Bob Morris, who writes for the New York Times Sunday Styles section, has authored this humorous, tender memoir, Assisted Loving, about mending emotional rifts with aging parents and the art of senior dating.

What inspired the book?

Shortly after my mother died, my dad handed me the personals page from a free weekly newspaper and asked me to call some women for him. I was appalled, then amused. I filed a Sunday Styles column in the Times on his dating travails and hit a cultural nerve. Seniors dating! What’s that like for them? What’s it like for self-absorbed boomer children like me?

What effect did your mother’s death have on you and your father?

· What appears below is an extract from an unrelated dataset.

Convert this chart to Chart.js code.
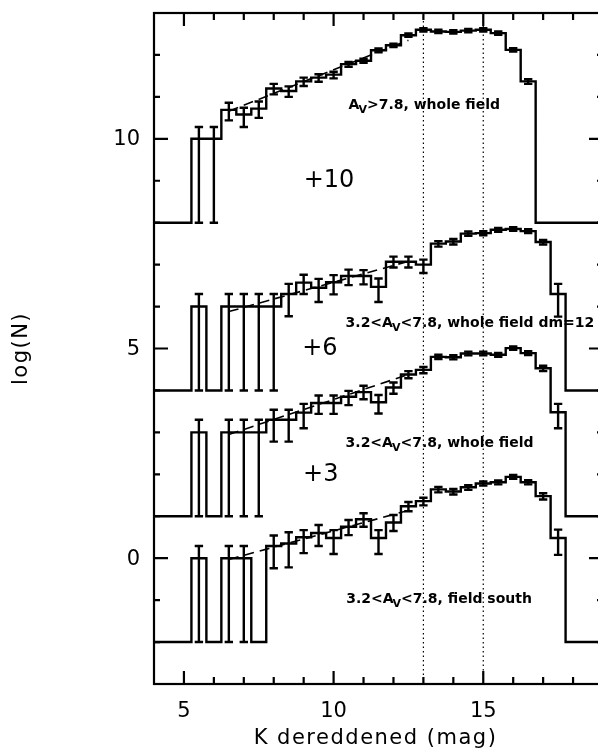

Suddenly, my father and I were two single men as much as we were father and son. Yes, it was unseemly that he wanted to date so soon after her death. And no, I didn’t understand his intense need for companionship, after resigning myself to my own middle-aged solitude. But I admired his desire to get back into the world for some fun and some nookie. He was on the side of life.

The chief subject of the book, grief, is partly offset by your father’s determination to endure, to live and love as normally as possible. What do you attribute this to in your father’s personality?

A profound distrust of psychotherapy and introspection, for one thing. He had a very lounge-act approach to life—light and easy does it. He had lost both of his parents before he was a teenager, so maybe that was enough pain for a lifetime.

The media says that 70 is the new 50. What conclusions about aging did you draw from writing this book?

First of all, sex is not out of the picture when you’re 80. And chemistry, not to mention chemicals like Botox and Viagra, figure into the senior dating dynamic, too, along with J Date and Match.com. In general, nobody is willing to be old anymore. That’s why middle-aged fathers get around New York on scooters and middle-aged actresses end up with men half their age.

Dating in modern America is a perilous enterprise. As a gay man, what did you learn from your father’s approach?

I learned that the only way to find perfection in someone is to stop looking for it. My dad, who was so open (a democratic Republican), encouraged me to come out as a teenager, and years later, he told me not to run from Ira, the wonderful man who has become my domestic partner and is as imperfect as I am.